◆ **YOUR GOAL**
Pictures stay out of the copy; restate everything else in the material exactly.
-- Begin PROVIDED DATA --
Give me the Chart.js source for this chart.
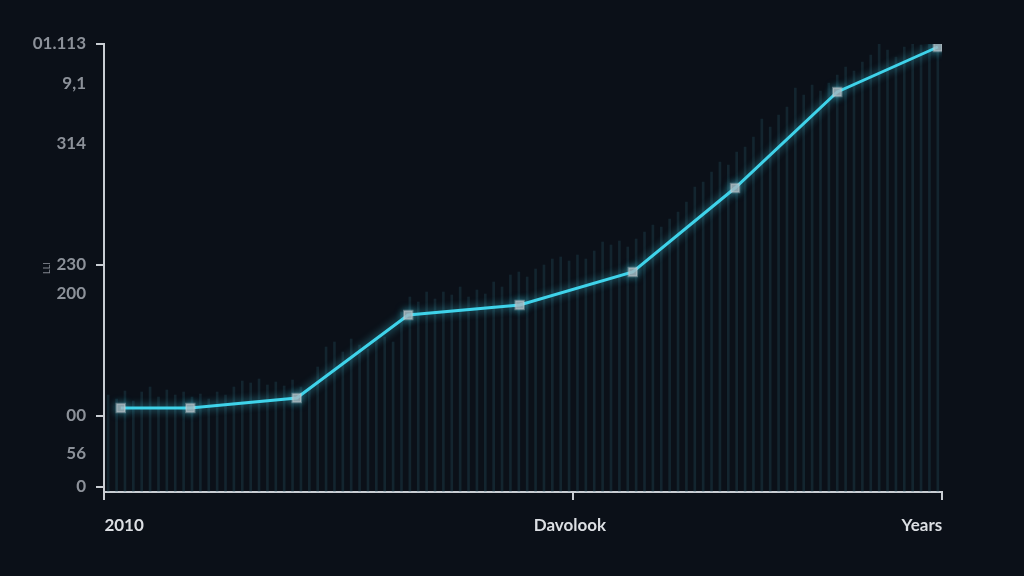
<!DOCTYPE html>
<html>
<head>
<meta charset="utf-8">
<script src="https://cdn.jsdelivr.net/npm/chart.js@4.4.1/dist/chart.umd.min.js"></script>
<style>
  html, body { margin: 0; padding: 0; background: #0b1018; }
  #wrap { width: 1024px; height: 576px; }
</style>
</head>
<body>
<div id="wrap"><canvas id="myChart" width="1024" height="576"></canvas></div>
<script>
// main series (x position along the axis, value)
const pointX = [2.0, 10.3, 23.0, 36.3, 49.6, 63.1, 75.3, 87.5, 99.5];
const pointY = [79, 79, 89, 172, 182, 215, 299, 395, 440];

// faint background bars, one per step along x
const barX = [];
for (let i = 0; i < 100; i++) barX.push(i + 0.5);
const barY = [
  92, 88, 96, 86, 95, 100, 90, 97, 92, 95,
  90, 93, 88, 95, 92, 100, 106, 104, 108, 102,
  105, 101, 107, 100, 98, 120, 140, 145, 135, 148,
  142, 138, 147, 150, 145, 175, 190, 185, 195, 188,
  195, 192, 200, 190, 197, 193, 205, 200, 212, 215,
  210, 218, 222, 228, 230, 226, 232, 228, 236, 245,
  242, 246, 240, 248, 255, 262, 260, 268, 275, 285,
  300, 305, 315, 325, 322, 335, 340, 350, 368, 360,
  372, 380, 399, 392, 402, 396, 404, 412, 420, 416,
  425, 432, 455, 437, 430, 440, 445, 442, 448, 446
];

// axis ticks
const yTickValues = [0, 33, 71, 193, 222, 343, 403, 443];
const yTickLabels = ["0", "56", "00", "200", "230", "314", "9,1", "01.113"];
const yTickMarked = [0, 71, 222, 443];
const xMarkValues = [0, 56, 100];
const xLabelValues = [2.4, 55.6, 97.6];
const xLabels = ["2010", "Davolook", "Years"];

const glow = {
  id: "glow",
  beforeDatasetDraw(chart, args) {
    if (args.index !== 0) return;
    const ctx = chart.ctx;
    ctx.save();
    ctx.shadowColor = "rgba(70, 215, 240, 0.7)";
    ctx.shadowBlur = 8;
  },
  afterDatasetDraw(chart, args) {
    if (args.index !== 0) return;
    chart.ctx.restore();
  }
};

const axisColor = "#c9cdd3";

const ctx = document.getElementById("myChart").getContext("2d");
new Chart(ctx, {
  type: "bar",
  data: {
    datasets: [{
      type: "line",
      label: "Line",
      data: pointX.map((x, i) => ({ x: x, y: pointY[i] })),
      borderColor: "#3fd3ea",
      borderWidth: 3,
      pointStyle: "rect",
      pointRadius: 6,
      pointBackgroundColor: "rgba(175, 180, 186, 0.8)",
      pointBorderColor: "rgba(210, 214, 218, 0.35)",
      pointBorderWidth: 2,
      tension: 0,
      order: 0,
      xAxisID: "x",
      yAxisID: "y"
    }, {
      type: "bar",
      label: "Bars",
      data: barX.map((x, i) => ({ x: x, y: barY[i] })),
      backgroundColor: "rgba(45, 100, 115, 0.25)",
      barThickness: 2,
      base: -5,
      order: 1,
      xAxisID: "x",
      yAxisID: "y"
    }]
  },
  options: {
    responsive: false,
    animation: false,
    layout: { padding: { top: 44, right: 82, left: 0, bottom: 0 } },
    plugins: {
      legend: { display: false },
      tooltip: { enabled: false }
    },
    scales: {
      x: {
        type: "linear",
        min: 0,
        max: 100,
        offset: false,
        position: "bottom",
        border: { display: true, color: axisColor, width: 2 },
        grid: { offset: false, drawOnChartArea: false, drawTicks: true, tickLength: 8, color: axisColor, tickColor: axisColor, lineWidth: 2 },
        ticks: { display: false },
        afterBuildTicks: (scale) => { scale.ticks = xMarkValues.map(v => ({ value: v })); },
        afterFit: (scale) => { scale.height = 10; }
      },
      x2: {
        type: "linear",
        min: 0,
        max: 100,
        offset: false,
        position: "bottom",
        border: { display: false },
        grid: { display: false, drawTicks: false, offset: false },
        ticks: {
          padding: 13,
          autoSkip: false,
          maxRotation: 0,
          color: "#dcdfe3",
          font: { family: "Lato", size: 17, weight: "bold" },
          callback: (v) => {
            const i = xLabelValues.indexOf(v);
            return i >= 0 ? xLabels[i] : "";
          }
        },
        afterBuildTicks: (scale) => { scale.ticks = xLabelValues.map(v => ({ value: v })); },
        afterFit: (scale) => { scale.height = 74; }
      },
      y: {
        type: "linear",
        min: -5,
        max: 443,
        border: { display: true, color: axisColor, width: 2 },
        grid: {
          drawOnChartArea: false,
          drawTicks: true,
          tickLength: 8,
          lineWidth: 2,
          tickColor: (c) => yTickMarked.includes(c.tick.value) ? axisColor : "rgba(0,0,0,0)"
        },
        title: {
          display: true,
          text: "LLI",
          color: "#80858d",
          font: { family: "Lato", size: 9 },
          padding: { top: 42, bottom: 0 }
        },
        ticks: {
          padding: 10,
          autoSkip: false,
          color: "#8c9199",
          font: { family: "Lato", size: 17, weight: "bold" },
          callback: (v) => {
            const i = yTickValues.indexOf(v);
            return i >= 0 ? yTickLabels[i] : "";
          }
        },
        afterBuildTicks: (scale) => { scale.ticks = yTickValues.map(v => ({ value: v })); },
        afterFit: (scale) => { scale.width = 104; }
      }
    }
  },
  plugins: [glow]
});
</script>
</body>
</html>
-- End PROVIDED DATA --
◆ **TASK OUTPUT**
Give me the Chart.js source for this chart.
<!DOCTYPE html>
<html>
<head>
<meta charset="utf-8">
<script src="https://cdn.jsdelivr.net/npm/chart.js@4.4.1/dist/chart.umd.min.js"></script>
<style>
  html, body { margin: 0; padding: 0; background: #0b1018; }
  #wrap { width: 1024px; height: 576px; }
</style>
</head>
<body>
<div id="wrap"><canvas id="myChart" width="1024" height="576"></canvas></div>
<script>
// main series (x position along the axis, value)
const pointX = [2.0, 10.3, 23.0, 36.3, 49.6, 63.1, 75.3, 87.5, 99.5];
const pointY = [79, 79, 89, 172, 182, 215, 299, 395, 440];

// faint background bars, one per step along x
const barX = [];
for (let i = 0; i < 100; i++) barX.push(i + 0.5);
const barY = [
  92, 88, 96, 86, 95, 100, 90, 97, 92, 95,
  90, 93, 88, 95, 92, 100, 106, 104, 108, 102,
  105, 101, 107, 100, 98, 120, 140, 145, 135, 148,
  142, 138, 147, 150, 145, 175, 190, 185, 195, 188,
  195, 192, 200, 190, 197, 193, 205, 200, 212, 215,
  210, 218, 222, 228, 230, 226, 232, 228, 236, 245,
  242, 246, 240, 248, 255, 262, 260, 268, 275, 285,
  300, 305, 315, 325, 322, 335, 340, 350, 368, 360,
  372, 380, 399, 392, 402, 396, 404, 412, 420, 416,
  425, 432, 455, 437, 430, 440, 445, 442, 448, 446
];

// axis ticks
const yTickValues = [0, 33, 71, 193, 222, 343, 403, 443];
const yTickLabels = ["0", "56", "00", "200", "230", "314", "9,1", "01.113"];
const yTickMarked = [0, 71, 222, 443];
const xMarkValues = [0, 56, 100];
const xLabelValues = [2.4, 55.6, 97.6];
const xLabels = ["2010", "Davolook", "Years"];

const glow = {
  id: "glow",
  beforeDatasetDraw(chart, args) {
    if (args.index !== 0) return;
    const ctx = chart.ctx;
    ctx.save();
    ctx.shadowColor = "rgba(70, 215, 240, 0.7)";
    ctx.shadowBlur = 8;
  },
  afterDatasetDraw(chart, args) {
    if (args.index !== 0) return;
    chart.ctx.restore();
  }
};

const axisColor = "#c9cdd3";

const ctx = document.getElementById("myChart").getContext("2d");
new Chart(ctx, {
  type: "bar",
  data: {
    datasets: [{
      type: "line",
      label: "Line",
      data: pointX.map((x, i) => ({ x: x, y: pointY[i] })),
      borderColor: "#3fd3ea",
      borderWidth: 3,
      pointStyle: "rect",
      pointRadius: 6,
      pointBackgroundColor: "rgba(175, 180, 186, 0.8)",
      pointBorderColor: "rgba(210, 214, 218, 0.35)",
      pointBorderWidth: 2,
      tension: 0,
      order: 0,
      xAxisID: "x",
      yAxisID: "y"
    }, {
      type: "bar",
      label: "Bars",
      data: barX.map((x, i) => ({ x: x, y: barY[i] })),
      backgroundColor: "rgba(45, 100, 115, 0.25)",
      barThickness: 2,
      base: -5,
      order: 1,
      xAxisID: "x",
      yAxisID: "y"
    }]
  },
  options: {
    responsive: false,
    animation: false,
    layout: { padding: { top: 44, right: 82, left: 0, bottom: 0 } },
    plugins: {
      legend: { display: false },
      tooltip: { enabled: false }
    },
    scales: {
      x: {
        type: "linear",
        min: 0,
        max: 100,
        offset: false,
        position: "bottom",
        border: { display: true, color: axisColor, width: 2 },
        grid: { offset: false, drawOnChartArea: false, drawTicks: true, tickLength: 8, color: axisColor, tickColor: axisColor, lineWidth: 2 },
        ticks: { display: false },
        afterBuildTicks: (scale) => { scale.ticks = xMarkValues.map(v => ({ value: v })); },
        afterFit: (scale) => { scale.height = 10; }
      },
      x2: {
        type: "linear",
        min: 0,
        max: 100,
        offset: false,
        position: "bottom",
        border: { display: false },
        grid: { display: false, drawTicks: false, offset: false },
        ticks: {
          padding: 13,
          autoSkip: false,
          maxRotation: 0,
          color: "#dcdfe3",
          font: { family: "Lato", size: 17, weight: "bold" },
          callback: (v) => {
            const i = xLabelValues.indexOf(v);
            return i >= 0 ? xLabels[i] : "";
          }
        },
        afterBuildTicks: (scale) => { scale.ticks = xLabelValues.map(v => ({ value: v })); },
        afterFit: (scale) => { scale.height = 74; }
      },
      y: {
        type: "linear",
        min: -5,
        max: 443,
        border: { display: true, color: axisColor, width: 2 },
        grid: {
          drawOnChartArea: false,
          drawTicks: true,
          tickLength: 8,
          lineWidth: 2,
          tickColor: (c) => yTickMarked.includes(c.tick.value) ? axisColor : "rgba(0,0,0,0)"
        },
        title: {
          display: true,
          text: "LLI",
          color: "#80858d",
          font: { family: "Lato", size: 9 },
          padding: { top: 42, bottom: 0 }
        },
        ticks: {
          padding: 10,
          autoSkip: false,
          color: "#8c9199",
          font: { family: "Lato", size: 17, weight: "bold" },
          callback: (v) => {
            const i = yTickValues.indexOf(v);
            return i >= 0 ? yTickLabels[i] : "";
          }
        },
        afterBuildTicks: (scale) => { scale.ticks = yTickValues.map(v => ({ value: v })); },
        afterFit: (scale) => { scale.width = 104; }
      }
    }
  },
  plugins: [glow]
});
</script>
</body>
</html>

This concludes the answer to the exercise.